▸ PROBLEM REQUIREMENTS:
Leave out the images and repeat the listing below without a single change.
┌────────
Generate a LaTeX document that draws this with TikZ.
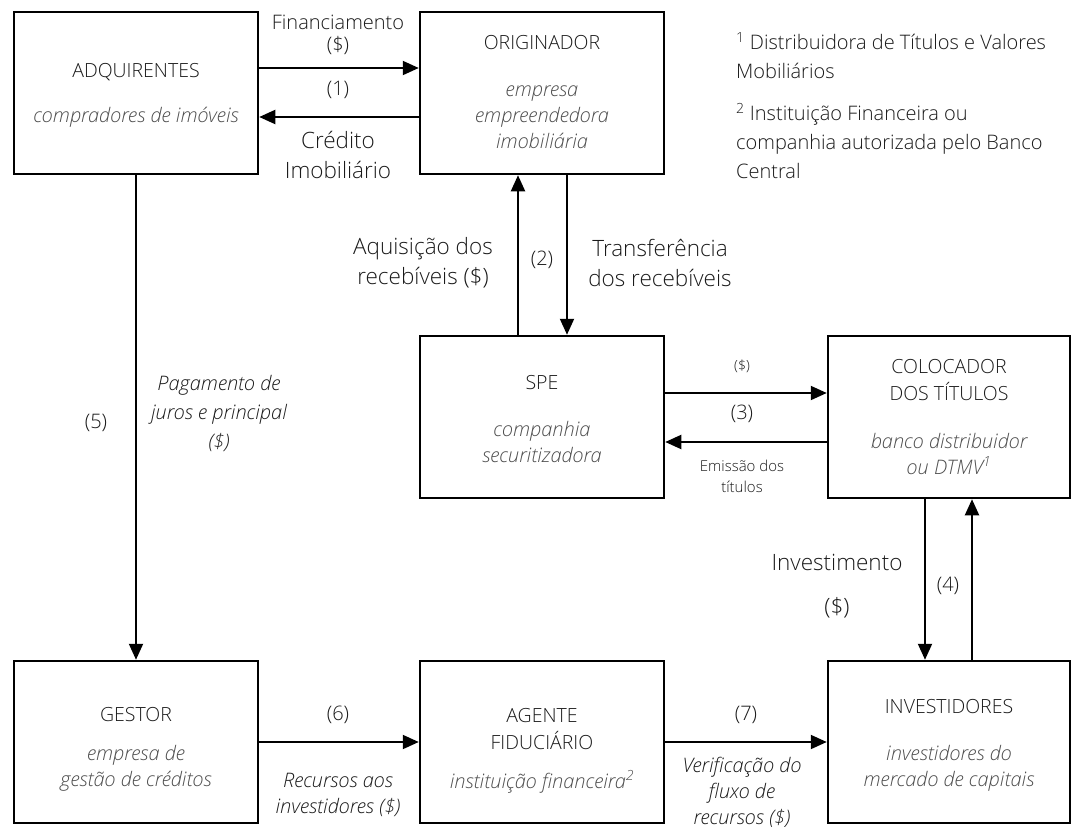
\documentclass[tikz,border=0pt]{standalone}
\usepackage{fontspec}
\setmainfont{Open Sans}[UprightFont={* Light},ItalicFont={* Light Italic}]
\usetikzlibrary{arrows.meta}
\definecolor{tc}{HTML}{1A1A1A}
\definecolor{ic}{HTML}{4D4D4D}
\begin{document}
\begin{tikzpicture}[x=1pt,y=-1pt,
 box/.style={draw=black,line width=2.5pt,minimum width=244pt,minimum height=162pt,inner sep=0pt},
 arr/.style={line width=2pt,-{Triangle[length=16pt,width=14pt]}},
 ttl/.style={font=\fontsize{19.5}{27}\selectfont,text=tc,align=center,inner sep=0pt},
 sub/.style={font=\fontsize{20}{26}\selectfont\itshape,text=ic,align=center,inner sep=0pt},
 big/.style={font=\fontsize{22.5}{30}\selectfont,text=tc,align=center,inner sep=0pt},
 bigit/.style={font=\fontsize{20}{29}\selectfont\itshape,text=tc,align=center,inner sep=0pt},
 lbl/.style={font=\fontsize{20}{22}\selectfont,text=tc,align=center,inner sep=0pt},
 lblit/.style={font=\fontsize{20}{26}\selectfont\itshape,text=tc,align=center,inner sep=0pt},
 small/.style={font=\fontsize{15}{21}\selectfont,text=tc,align=center,inner sep=0pt},
 tiny/.style={font=\fontsize{14}{14}\selectfont,text=tc,align=center,inner sep=0pt},
 note/.style={font=\fontsize{20}{29}\selectfont,text=tc,align=left,inner sep=0pt,anchor=west},
]
\useasboundingbox (0,0) rectangle (1074,827);
% boxes
\node[box] (adq) at (136,93) {};
\node[box] (orig) at (542,93) {};
\node[box] (spe) at (542,417) {};
\node[box,minimum width=242pt] (col) at (949,417) {};
\node[box] (ges) at (136,742) {};
\node[box] (age) at (542,742) {};
\node[box,minimum width=242pt] (inv) at (949,742) {};
% box texts
\node[ttl] (adqT) at (136,72) {ADQUIRENTES};
\node[sub] (adqS) at (136,117) {compradores de imóveis};
\node[ttl] (origT) at (542,43) {ORIGINADOR};
\node[sub] (origS) at (542,117) {empresa\\empreendedora\\imobiliária};
\node[ttl] (speT) at (542,383) {SPE};
\node[sub] (speS) at (542,441.5) {companhia\\securitizadora};
\node[ttl] (colT) at (949,380) {COLOCADOR\\DOS TÍTULOS};
\node[sub] (colS) at (949,453.5) {banco distribuidor\\ou DTMV\textsuperscript{1}};
\node[ttl] (gesT) at (136,715) {GESTOR};
\node[sub] (gesS) at (136,768.5) {empresa de\\gestão de créditos};
\node[ttl] (ageT) at (542,729) {AGENTE\\FIDUCIÁRIO};
\node[sub] (ageS) at (542,782) {instituição financeira\textsuperscript{2}};
\node[ttl] (invT) at (949,707) {INVESTIDORES};
\node[sub] (invS) at (949,768.5) {investidores do\\mercado de capitais};
% connectors
\draw[arr] ([yshift=25pt]adq.east) -- ([yshift=25pt]orig.west);
\draw[arr] ([yshift=-24pt]orig.west) -- ([yshift=-24pt]adq.east);
\draw[arr] ([xshift=-24pt]spe.north) -- ([xshift=-24pt]orig.south);
\draw[arr] ([xshift=25pt]orig.south) -- ([xshift=25pt]spe.north);
\draw[arr] ([yshift=24pt]spe.east) -- ([yshift=24pt]col.west);
\draw[arr] ([yshift=-25pt]col.west) -- ([yshift=-25pt]spe.east);
\draw[arr] ([xshift=-24pt]col.south) -- ([xshift=-24pt]inv.north);
\draw[arr] ([xshift=23pt]inv.north) -- ([xshift=23pt]col.south);
\draw[arr] (adq.south) -- (ges.north);
\draw[arr] (ges.east) -- (age.west);
\draw[arr] (age.east) -- (inv.west);
% connector labels
\node[lbl] (l1a) at (338,35) {Financiamento\\(\$)};
\node[lbl] (l1) at (338,90) {(1)};
\node[big] (l1b) at (338,155) {Crédito\\Imobiliário};
\node[big] (l2a) at (423,263) {Aquisição dos\\recebíveis (\$)};
\node[lbl] (l2) at (542,260) {(2)};
\node[big] (l2b) at (660,263) {Transferência\\dos recebíveis};
\node[tiny] (l3a) at (742,366) {(\$)};
\node[lbl] (l3) at (742,414) {(3)};
\node[small] (l3b) at (742,476.5) {Emissão dos\\títulos};
\node[big] (l4a) at (837,562) {Investimento};
\node[big] (l4b) at (837,608) {(\$)};
\node[lbl] (l4) at (948,586) {(4)};
\node[lbl] (l5) at (96,423) {(5)};
\node[bigit] (l5a) at (219,413) {Pagamento de\\juros e principal\\(\$)};
\node[lbl] (l6) at (338,715) {(6)};
\node[lblit] (l6a) at (338,795) {Recursos aos\\investidores (\$)};
\node[lbl] (l7) at (746,715) {(7)};
\node[lblit] (l7a) at (742,792) {Verificação do\\fluxo de\\recursos (\$)};
% footnotes
\node[note] (n1) at (736,55.5) {\textsuperscript{1} Distribuidora de Títulos e Valores\\Mobiliários};
\node[note] (n2) at (736,141) {\textsuperscript{2} Instituição Financeira ou\\companhia autorizada pelo Banco\\Central};
\end{tikzpicture}
\end{document}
└────────
▸ FINISHED EXERCISE:
Generate a LaTeX document that draws this with TikZ.
\documentclass[tikz,border=0pt]{standalone}
\usepackage{fontspec}
\setmainfont{Open Sans}[UprightFont={* Light},ItalicFont={* Light Italic}]
\usetikzlibrary{arrows.meta}
\definecolor{tc}{HTML}{1A1A1A}
\definecolor{ic}{HTML}{4D4D4D}
\begin{document}
\begin{tikzpicture}[x=1pt,y=-1pt,
 box/.style={draw=black,line width=2.5pt,minimum width=244pt,minimum height=162pt,inner sep=0pt},
 arr/.style={line width=2pt,-{Triangle[length=16pt,width=14pt]}},
 ttl/.style={font=\fontsize{19.5}{27}\selectfont,text=tc,align=center,inner sep=0pt},
 sub/.style={font=\fontsize{20}{26}\selectfont\itshape,text=ic,align=center,inner sep=0pt},
 big/.style={font=\fontsize{22.5}{30}\selectfont,text=tc,align=center,inner sep=0pt},
 bigit/.style={font=\fontsize{20}{29}\selectfont\itshape,text=tc,align=center,inner sep=0pt},
 lbl/.style={font=\fontsize{20}{22}\selectfont,text=tc,align=center,inner sep=0pt},
 lblit/.style={font=\fontsize{20}{26}\selectfont\itshape,text=tc,align=center,inner sep=0pt},
 small/.style={font=\fontsize{15}{21}\selectfont,text=tc,align=center,inner sep=0pt},
 tiny/.style={font=\fontsize{14}{14}\selectfont,text=tc,align=center,inner sep=0pt},
 note/.style={font=\fontsize{20}{29}\selectfont,text=tc,align=left,inner sep=0pt,anchor=west},
]
\useasboundingbox (0,0) rectangle (1074,827);
% boxes
\node[box] (adq) at (136,93) {};
\node[box] (orig) at (542,93) {};
\node[box] (spe) at (542,417) {};
\node[box,minimum width=242pt] (col) at (949,417) {};
\node[box] (ges) at (136,742) {};
\node[box] (age) at (542,742) {};
\node[box,minimum width=242pt] (inv) at (949,742) {};
% box texts
\node[ttl] (adqT) at (136,72) {ADQUIRENTES};
\node[sub] (adqS) at (136,117) {compradores de imóveis};
\node[ttl] (origT) at (542,43) {ORIGINADOR};
\node[sub] (origS) at (542,117) {empresa\\empreendedora\\imobiliária};
\node[ttl] (speT) at (542,383) {SPE};
\node[sub] (speS) at (542,441.5) {companhia\\securitizadora};
\node[ttl] (colT) at (949,380) {COLOCADOR\\DOS TÍTULOS};
\node[sub] (colS) at (949,453.5) {banco distribuidor\\ou DTMV\textsuperscript{1}};
\node[ttl] (gesT) at (136,715) {GESTOR};
\node[sub] (gesS) at (136,768.5) {empresa de\\gestão de créditos};
\node[ttl] (ageT) at (542,729) {AGENTE\\FIDUCIÁRIO};
\node[sub] (ageS) at (542,782) {instituição financeira\textsuperscript{2}};
\node[ttl] (invT) at (949,707) {INVESTIDORES};
\node[sub] (invS) at (949,768.5) {investidores do\\mercado de capitais};
% connectors
\draw[arr] ([yshift=25pt]adq.east) -- ([yshift=25pt]orig.west);
\draw[arr] ([yshift=-24pt]orig.west) -- ([yshift=-24pt]adq.east);
\draw[arr] ([xshift=-24pt]spe.north) -- ([xshift=-24pt]orig.south);
\draw[arr] ([xshift=25pt]orig.south) -- ([xshift=25pt]spe.north);
\draw[arr] ([yshift=24pt]spe.east) -- ([yshift=24pt]col.west);
\draw[arr] ([yshift=-25pt]col.west) -- ([yshift=-25pt]spe.east);
\draw[arr] ([xshift=-24pt]col.south) -- ([xshift=-24pt]inv.north);
\draw[arr] ([xshift=23pt]inv.north) -- ([xshift=23pt]col.south);
\draw[arr] (adq.south) -- (ges.north);
\draw[arr] (ges.east) -- (age.west);
\draw[arr] (age.east) -- (inv.west);
% connector labels
\node[lbl] (l1a) at (338,35) {Financiamento\\(\$)};
\node[lbl] (l1) at (338,90) {(1)};
\node[big] (l1b) at (338,155) {Crédito\\Imobiliário};
\node[big] (l2a) at (423,263) {Aquisição dos\\recebíveis (\$)};
\node[lbl] (l2) at (542,260) {(2)};
\node[big] (l2b) at (660,263) {Transferência\\dos recebíveis};
\node[tiny] (l3a) at (742,366) {(\$)};
\node[lbl] (l3) at (742,414) {(3)};
\node[small] (l3b) at (742,476.5) {Emissão dos\\títulos};
\node[big] (l4a) at (837,562) {Investimento};
\node[big] (l4b) at (837,608) {(\$)};
\node[lbl] (l4) at (948,586) {(4)};
\node[lbl] (l5) at (96,423) {(5)};
\node[bigit] (l5a) at (219,413) {Pagamento de\\juros e principal\\(\$)};
\node[lbl] (l6) at (338,715) {(6)};
\node[lblit] (l6a) at (338,795) {Recursos aos\\investidores (\$)};
\node[lbl] (l7) at (746,715) {(7)};
\node[lblit] (l7a) at (742,792) {Verificação do\\fluxo de\\recursos (\$)};
% footnotes
\node[note] (n1) at (736,55.5) {\textsuperscript{1} Distribuidora de Títulos e Valores\\Mobiliários};
\node[note] (n2) at (736,141) {\textsuperscript{2} Instituição Financeira ou\\companhia autorizada pelo Banco\\Central};
\end{tikzpicture}
\end{document}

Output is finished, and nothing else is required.